Real-World Deployment
PBHC policies are deployed on the Unitree G1 robot, demonstrating robust execution of complex skills including martial arts, acrobatics, and dance. Quantitative metrics for Tai Chi in the real world closely match simulation results, validating the sim-to-real transfer.
Implementation Considerations
- Computational Requirements: Training is performed on high-end GPUs (e.g., RTX 4090) with substantial memory and CPU resources. Each policy is trained for ~27 hours.
- Policy Specialization: Each policy is trained for a single motion, limiting generalization but maximizing dynamic performance.
- Sim-to-Real Transfer: Domain randomization and privileged critic observations are critical for robust transfer. No fine-tuning is required post-deployment.
- Limitations: The framework lacks environment awareness (e.g., terrain perception, obstacle avoidance) and does not support multi-motion generalization within a single policy.

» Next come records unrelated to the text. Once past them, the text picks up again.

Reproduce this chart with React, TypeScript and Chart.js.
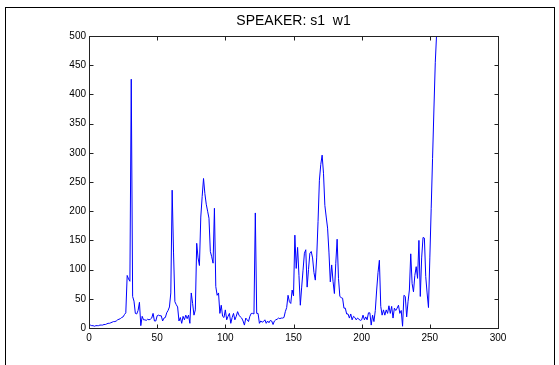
import React, { useEffect, useRef } from "react";
import { Chart, registerables } from "chart.js";

Chart.register(...registerables);

const TITLE = "SPEAKER: s1  w1";
const X_TICKS = [0, 50, 100, 150, 200, 250, 300];
const Y_TICKS = [0, 50, 100, 150, 200, 250, 300, 350, 400, 450, 500];

// spectrum magnitude, one value per bin (bin index 0..256)
const magnitude = [
  6, 5, 4, 4, 3, 4, 4, 4, 5, 5,
  5, 6, 6, 7, 8, 8, 9, 10, 11, 11,
  12, 14, 15, 16, 18, 19, 23, 26, 90, 84,
  80, 426, 54, 46, 25, 24, 30, 44, 4, 20,
  14, 14, 13, 15, 14, 15, 17, 25, 12, 12,
  21, 22, 21, 21, 12, 17, 18, 26, 30, 36,
  60, 236, 130, 45, 40, 36, 12, 18, 8, 20,
  14, 22, 16, 22, 8, 60, 42, 22, 31, 145,
  120, 107, 190, 225, 256, 230, 212, 200, 188, 131,
  122, 111, 205, 71, 56, 60, 25, 39, 20, 18,
  31, 14, 20, 25, 8, 18, 25, 14, 20, 28,
  22, 19, 17, 12, 5, 17, 14, 11, 20, 25,
  25, 24, 197, 25, 25, 8, 12, 10, 11, 14,
  8, 12, 9, 13, 12, 6, 12, 14, 15, 17,
  16, 17, 17, 18, 28, 35, 56, 45, 42, 65,
  55, 159, 102, 138, 90, 39, 70, 99, 128, 134,
  70, 100, 128, 131, 120, 95, 82, 120, 182, 253,
  280, 296, 265, 210, 190, 171, 130, 79, 108, 80,
  59, 110, 152, 85, 54, 52, 51, 34, 34, 24,
  24, 17, 24, 14, 20, 18, 14, 17, 15, 13,
  14, 22, 14, 19, 14, 26, 26, 5, 22, 11,
  30, 65, 95, 116, 37, 22, 31, 22, 31, 25,
  38, 25, 37, 17, 34, 30, 34, 39, 25, 30,
  3, 56, 54, 19, 45, 65, 127, 76, 62, 90,
  105, 85, 150, 54, 120, 155, 154, 88, 60, 35,
  120, 205, 290, 375, 455, 505, 545,
];

const FONT = "'Liberation Sans', Arial, Helvetica, sans-serif";

const framePlugin = {
  id: "frame",
  beforeDraw(chart: any) {
    const ctx = chart.ctx;
    ctx.save();
    ctx.fillStyle = "#ffffff";
    ctx.fillRect(0, 0, chart.width, chart.height);
    ctx.strokeStyle = "#000000";
    ctx.lineWidth = 1;
    ctx.strokeRect(5.5, 7.5, 549, 420);
    ctx.restore();
  },
  afterDraw(chart: any) {
    const ctx = chart.ctx;
    const { left, right, top, bottom } = chart.chartArea;
    const xs = chart.scales.x;
    const ys = chart.scales.y;
    const L = Math.round(left) + 0.5;
    const R = Math.round(right) + 0.5;
    const T = Math.round(top) + 0.5;
    const B = Math.round(bottom) + 0.5;
    ctx.save();
    ctx.strokeStyle = "#222222";
    ctx.lineWidth = 1;
    ctx.strokeRect(L, T, R - L, B - T);
    ctx.beginPath();
    const tl = 4;
    X_TICKS.forEach((v) => {
      const px = Math.round(xs.getPixelForValue(v)) + 0.5;
      ctx.moveTo(px, B);
      ctx.lineTo(px, B - tl);
      ctx.moveTo(px, T);
      ctx.lineTo(px, T + tl);
    });
    Y_TICKS.forEach((v) => {
      const py = Math.round(ys.getPixelForValue(v)) + 0.5;
      ctx.moveTo(L, py);
      ctx.lineTo(L + tl, py);
      ctx.moveTo(R, py);
      ctx.lineTo(R - tl, py);
    });
    ctx.stroke();
    // title centred over the plot area
    ctx.fillStyle = "#000000";
    ctx.font = `14px ${FONT}`;
    ctx.textAlign = "center";
    ctx.textBaseline = "middle";
    ctx.fillText(TITLE, (left + right) / 2, 21);
    ctx.restore();
  },
};

export default function App() {
  const ref = useRef<HTMLCanvasElement | null>(null);

  useEffect(() => {
    if (!ref.current) return;
    const points = magnitude.map((y, i) => ({ x: i, y }));
    const chart = new Chart(ref.current, {
      type: "line",
      data: {
        datasets: [
          {
            data: points,
            borderColor: "#0000ff",
            borderWidth: 1,
            pointRadius: 0,
            tension: 0,
            fill: false,
          },
        ],
      },
      options: {
        responsive: false,
        animation: false,
        layout: { padding: { left: 0, right: 61, top: 36, bottom: 0 } },
        plugins: {
          legend: { display: false },
          tooltip: { enabled: false },
          title: { display: false },
        },
        scales: {
          x: {
            type: "linear",
            min: 0,
            max: 300,
            afterBuildTicks: (s: any) => {
              s.ticks = X_TICKS.map((v) => ({ value: v }));
            },
            ticks: {
              color: "#000000",
              font: { family: FONT, size: 10 },
              padding: 4,
              maxRotation: 0,
              autoSkip: false,
            },
            grid: { display: false, drawTicks: false, tickLength: 0 },
            border: { display: false },
            afterFit: (s: any) => {
              s.height = 37;
            },
          },
          y: {
            type: "linear",
            min: 0,
            max: 500,
            afterBuildTicks: (s: any) => {
              s.ticks = Y_TICKS.map((v) => ({ value: v }));
            },
            ticks: {
              color: "#000000",
              font: { family: FONT, size: 10 },
              padding: 3,
              autoSkip: false,
            },
            grid: { display: false, drawTicks: false, tickLength: 0 },
            border: { display: false },
            afterFit: (s: any) => {
              s.width = 89;
            },
          },
        },
      },
      plugins: [framePlugin],
    });
    return () => chart.destroy();
  }, []);

  return (
    <div style={{ position: "fixed", left: 0, top: 0, width: 559, height: 365, background: "#fff" }}>
      <canvas ref={ref} width={559} height={365} style={{ display: "block", width: 559, height: 365 }} />
    </div>
  );
}
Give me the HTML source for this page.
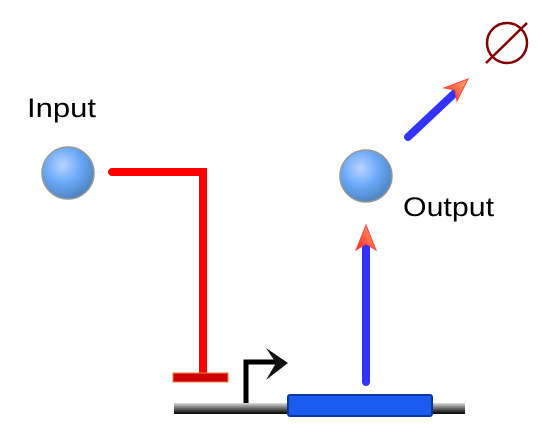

Implications and Future Directions
PBHC advances the state-of-the-art in physics-based humanoid control, enabling expressive, agile, and stable whole-body behaviors. The adaptive tracking mechanism provides a principled approach to reward curriculum design, which can be extended to other RL domains with non-stationary or heterogeneous task difficulty. Future work should address policy generalization across diverse motion repertoires and incorporate environment perception for deployment in unstructured settings. Integration with large-scale motion datasets and foundation models may further enhance versatility and scalability.
Conclusion
PBHC demonstrates that physics-based motion processing and adaptive reward mechanisms are essential for learning highly-dynamic humanoid skills. The framework achieves superior tracking accuracy and robust sim-to-real transfer, validated both in simulation and on hardware. While limitations remain in generalization and environment interaction, the approach provides a solid foundation for future research in agile, expressive humanoid robotics.